Par Jean Ansar, journaliste ♦ Jean Ansar est un spécialistes des questions culturelles, qu’il traitait sur l’excellent site Metamag, hélas en sommeil faute de moyens. Avec lui, voyagez loin dans le temps en découvrant l’effroyable réalité des cultes aztèques.
Bien avant la dictature de la repentance coloniale, les conquérants espagnols du Nouveau Monde avaient mauvaise presse. On a dénoncé, à juste titre, une avidité se servant de la foi catholique. On ne peut que regretter la perte par destruction fanatique de témoignages et de mémoires de civilisations fascinantes. Cela étant, on parle peu de la cruauté des civilisations précolombiennes, notamment sur le territoire de l’actuel Mexique. C’est tout juste si, quand Mel Gibson les met en scène dans « Apocalypto », il n’est pas l’objet d’un procès pour racisme. Et, pourtant, si on ne prend pas en compte les horreurs découvertes par les conquistadores et les missionnaires, on ne peut pas comprendre d’une part le ralliement immédiat aux premiers des ethnies asservies aux Aztèques et martyrisées par eux et, d’autre part la violence d’une évangélisation voulant faire table rase d’un passé sanguinaire.
Hernan Cortez et ses compagnons sont arrivés non seulement dans un nouveau monde, mais sur une autre planète. Ils ne pouvaient ni comprendre ni admettre, en raison de leurs convictions, la réalité qu’ils ont rencontrée.
Les découvertes récentes, comme celle du temple dédié à Xipe Totec (une importante divinité de la mythologie aztèque célébrée par des sacrifices humains) annoncée le 3 janvier par l’Institut national d’Anthropologie et d’Histoire (INAH), ne font en effet que confirmer que les civilisations du « serpent à plumes » étaient aussi raffinées que cruelles. Xipe Totec, «Notre seigneur l’écorché », était un des dieux les plus importants à l’époque préhispanique. Son influence a été reconnue par de nombreuses civilisations de l’ouest, du centre et du golfe du Mexique. « Toutefois, aucun temple associé directement à son culte n’avait jamais été découvert » a indiqué l’INAH.
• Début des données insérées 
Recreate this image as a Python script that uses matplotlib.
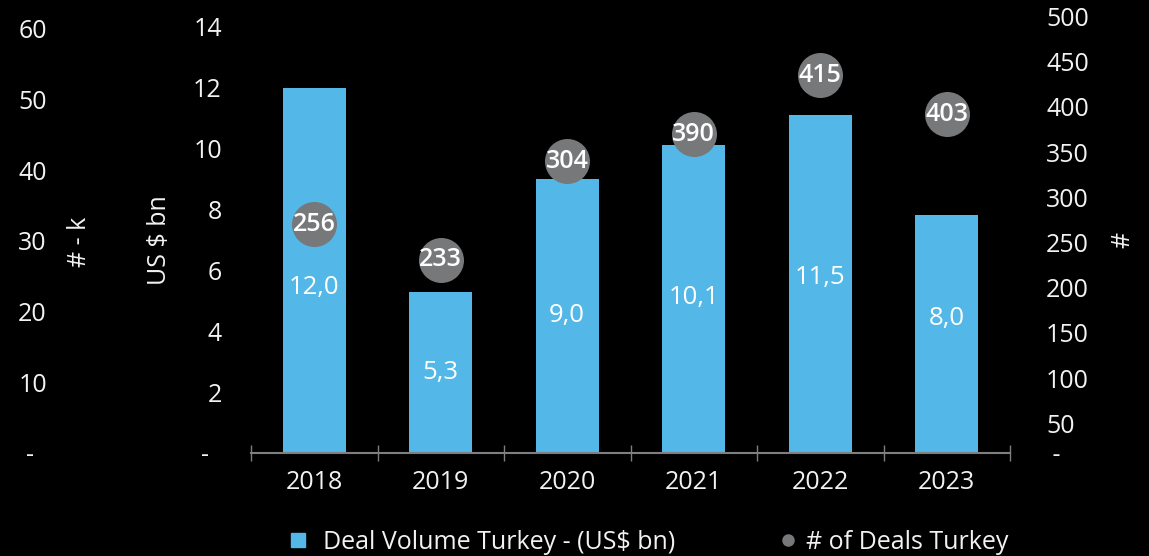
import matplotlib
matplotlib.use('Agg')
import matplotlib.pyplot as plt
from matplotlib.lines import Line2D

plt.rcParams['font.family'] = ['Open Sans', 'DejaVu Sans']

years = ['2018', '2019', '2020', '2021', '2022', '2023']
volume = [12.0, 5.3, 9.0, 10.1, 11.1, 7.8]          # bar heights as drawn
volume_labels = ['12,0', '5,3', '9,0', '10,1', '11,5', '8,0']
deals = [270, 231, 340, 370, 435, 392]              # dot heights as drawn (right axis)
deal_labels = ['256', '233', '304', '390', '415', '403']

blue = '#53B8E8'
grey = '#76787A'
txt = '#F2F2F2'

fig = plt.figure(figsize=(11.49, 5.56), dpi=100, facecolor='black')
ax = fig.add_axes([251 / 1149, 103 / 556, 759 / 1149, 437 / 556])
ax.set_facecolor('black')

x = list(range(len(years)))
ax.bar(x, volume, width=0.5, color=blue, zorder=2)
ax.set_xlim(-0.5, len(years) - 0.5)
ax.set_ylim(0, 14.35)
ax.set_yticks([0, 2, 4, 6, 8, 10, 12, 14])
ax.set_yticklabels(['-  ', '2', '4', '6', '8', '10', '12', '14'])
ax.tick_params(axis='y', length=0, pad=21, labelsize=18, labelcolor=txt)

ax.set_xticks(x)
ax.set_xticklabels(years)
ax.tick_params(axis='x', which='major', length=0, pad=12, labelsize=18, labelcolor=txt)
ax.set_xticks([i - 0.5 for i in range(len(years) + 1)], minor=True)
ax.tick_params(axis='x', which='minor', direction='inout', length=12, width=1, color='#7f7f7f')

for s in ['top', 'left', 'right']:
    ax.spines[s].set_visible(False)
ax.spines['bottom'].set_color('#7f7f7f')
ax.spines['bottom'].set_linewidth(1.5)

# bar value labels (placed where the original has them)
label_pos = [5.45, 2.63, 4.5, 5.09, 5.75, 4.42]
for i, lab in enumerate(volume_labels):
    ax.text(i, label_pos[i], lab, ha='center', va='center', color='white',
            fontsize=18.5, fontweight='medium', zorder=3)

# right axis: number of deals
ax2 = ax.twinx()
ax2.set_ylim(17.1, 500.7)
ax2.scatter(x, deals, s=1050, color=grey, zorder=4, linewidths=0)
for i, lab in enumerate(deal_labels):
    ax2.text(i, deals[i], lab, ha='center', va='center', color='white',
             fontsize=18, fontweight='semibold', zorder=5)
ax2.set_yticks([17.1, 50, 100, 150, 200, 250, 300, 350, 400, 450, 500])
ax2.set_yticklabels([' -', '50', '100', '150', '200', '250', '300', '350', '400', '450', '500'])
ax2.tick_params(axis='y', length=0, pad=26, labelsize=18, labelcolor=txt)
for s in ax2.spines.values():
    s.set_visible(False)

# outer left axis: # - k
ax3 = ax.twinx()
ax3.set_ylim(0, 61.8)
ax3.yaxis.tick_left()
ax3.set_yticks([0, 10, 20, 30, 40, 50, 60])
ax3.set_yticklabels(['-  ', '10', '20', '30', '40', '50', '60'])
ax3.tick_params(axis='y', length=0, pad=147, labelsize=18, labelcolor=txt)
for s in ax3.spines.values():
    s.set_visible(False)
ax3.patch.set_visible(False)

fig.text(80 / 1149, 1 - 242 / 556, '# - k', rotation=90, ha='center', va='center',
         color=txt, fontsize=18)
fig.text(160 / 1149, 1 - 240 / 556, 'US $ bn', rotation=90, ha='center', va='center',
         color=txt, fontsize=18)
fig.text(1123 / 1149, 1 - 240 / 556, '#', rotation=90, ha='center', va='center',
         color=txt, fontsize=18)

h1 = Line2D([], [], marker='s', linestyle='none', markersize=10.5, color=blue)
h2 = Line2D([], [], marker='o', linestyle='none', markersize=8, color=grey)
fig.legend([h1], ['Deal Volume Turkey - (US$ bn)'], loc='center left',
           bbox_to_anchor=(290 / 1149, 0.024), frameon=False, fontsize=18,
           labelcolor=txt, borderpad=0, borderaxespad=0, handlelength=0.64,
           handletextpad=0.68)
fig.legend([h2], ['# of Deals Turkey'], loc='center left',
           bbox_to_anchor=(782 / 1149, 0.024), frameon=False, fontsize=18,
           labelcolor=txt, borderpad=0, borderaxespad=0, handlelength=0.5,
           handletextpad=0.46)

fig.savefig('out.png', dpi=100, facecolor='black')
Ce temple de 12 mètres de long et 3,5 m de hauteur est composé de deux autels de sacrifice, de trois sculptures en pierre volcanique et de divers éléments architecturaux situés dans un sous-sol pyramidal de la Zone archéologique de Ndachjian-Tehuacán, dans l’Etat mexicain de Puebla. Les sculptures du temple, qui aurait été utilisé entre 1.000 et 1.260 après J.C., représentent deux crânes d’environ 70 centimètres, pesant environ 200 kg, et un buste couvert de peau de sacrifice qui personnifient Xipe Totec, dieu associé à la fertilité, à la régénération des cycles agricoles et à la guerre.
Une des fêtes les plus importantes à l’époque était le « Tlacaxipehualiztli », ce qui en langue náhuatl signifie « mettre la peau de l’écorché », communément célébré sur deux autels circulaires : l’un pour sacrifier les captifs à travers des combats de gladiateurs ou de flèches, et l’autre pour le dépeçage à la gloire de Xipe Totec.
Les prêtres étaient vêtus de la peau des sacrifiés, qui était ensuite déposée dans de petites cavités. Cela « montre l’importance de la découverte des deux autels sacrificiels dans le sous-sol pyramidal, et de deux trous dans le sol (devant les autels) qui étaient remplis de terre (…) et se trouvaient sous les crânes de pierre », signale l’INAH.
Le dieu dépeceur des vaincus et le rite des écorchés est bien sûr incompatible avec le culte du Crucifié ressuscité. Le choc des deux cultures ne pouvait qu’entrainer la disparition quasi totale de l’une d’elle… même si perdure l’attachement des descendants des Aztèques au « bon dieu » Xipe Totec, comme en témoigne chaque année le festival, très haut en couleurs et rythmé par des tambours, tenu en son honneur.
On peut déplorer cette incompatibilité radicale mais on peut aussi la comprendre. Cette découverte sanglante nous apporte en tout cas une nouvelle fois la preuve que les choses ne sont jamais aussi simples que certains le souhaiteraient et qu’entre la glorification et la diabolisation, il est très vaste, le champ de progression pour le devoir d’histoire.